University of Minnesota
School of Physics & Astronomy

Abigail and John Van Vleck Lectures

Professor James W. Cronin

Professor of Physics Emeritus
University of Chicago

Public Lecture

April 11, 2001 4:00 p.m.

"Some Episodes in the History of Cosmic Rays"

Room 150, Tate Laboratory of Physics

Reception following Lecture in Room 216

Physics Colloquium

April 12, 2000 4:00 p.m.

"The Mystery of the Highest Energy Cosmic Rays"

Room 150, Tate Laboratory of Physics

Biographical Information

James W. Cronin, the twenty-sixth Van Vleck Lecturer, is University Professor of Physics Emeritus at the University of Chicago. Professor Cronin retired in 1996 after 25 years on the faculty of the University of Chicago. He continues to be active in particle and astrophysics research, teaching and lecturing. Cronin's distinguished career has been recognized nationally and internationally with numerous awards including the Nobel Prize (with Dr. Val Fitch) in 1980 for their research activities during the 1960's while at Princeton University and the National Medal of Science in 1999. The Nobel Prize recognized the significance of Drs. Cronin and Fitch's experiment at Brookhaven National Laboratory. That experiment provided the first evidence that particles and anti-particles interact differently. One of the implications of this violation of "CP symmetry" is the very existence of our universe. Recently entire accelerators have been built in the US and Japan to extend our knowledge of CP violation. The National Science Foundation (NSF) recognized Dr. Cronin with The National Medal of Science at a White House ceremony with then President Bill Clinton citing Cronin "for fundamental contributions to the field of elementary particle physics and astrophysics and as a leader in creating an international effort to determine the unknown origins of very high-energy cosmic rays."

Currently Professor Cronin is the leader of the Pierre Auger experiment designed to probe the universe by detecting very rare high energy cosmic rays. This international experiment will assemble the world's largest particle detector array and use it to investigate the highest energy particles in our universe.

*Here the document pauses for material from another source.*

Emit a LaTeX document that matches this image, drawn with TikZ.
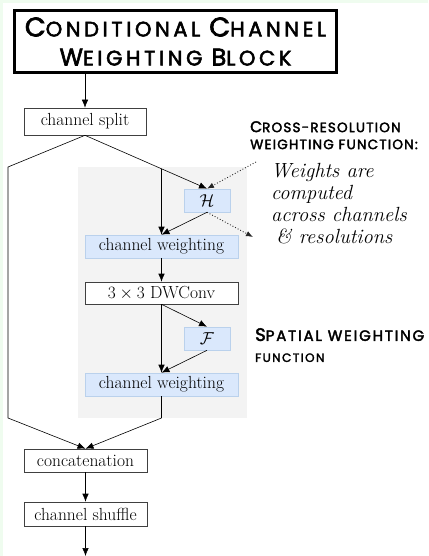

Professor Cronin was born in Chicago and studied for his M.S. (1953) and Ph.D. (1955) degrees at the University of Chicago. He received the B.S. degree from Southern Methodist University (1951). Cronin was awarded a NSF Fellowship for the period 1952-55. Following this fellowship he was on the scientific staff of Brookhaven National Laboratory for three years. In 1958 Cronin joined the faculty of Princeton University as Assistant Professor. He was promoted to Associate Professor in 1962 and Professor in 1964. Cronin continued his work at Princeton until his move to the University of Chicago in 1971.

Professor Cronin has received many honors and awards for his scientific achievements. In addition to the Nobel Prize and the National Medal of Science he has been the recipient of Honorary Degrees from colleges in France and the UK, and held the International Chair at the College de France during 1999-2000. Cronin has been honored by the American Academy of Arts and Sciences, 1982; received the Laureate of Lincoln Academy of Illinois (Medal of Order of Lincoln), 1981; and The Ernest O. Lawrence Award, 1977. Professors Cronin and Fitch received earlier recognition for their work with the John Price Wetherill Medal of the Franklin Institute, 1975 and a Research Corporation Award, 1968. Professor Cronin's teaching has also been recognized with the University of Chicago Quantrell Award for Excellence in Undergraduate Education, 1994. He is a member of the National Academy of Sciences, the American Academy of Arts and Sciences, and the American Physical Society, serving as Chairman of the Division of Particles and Fields in 1985.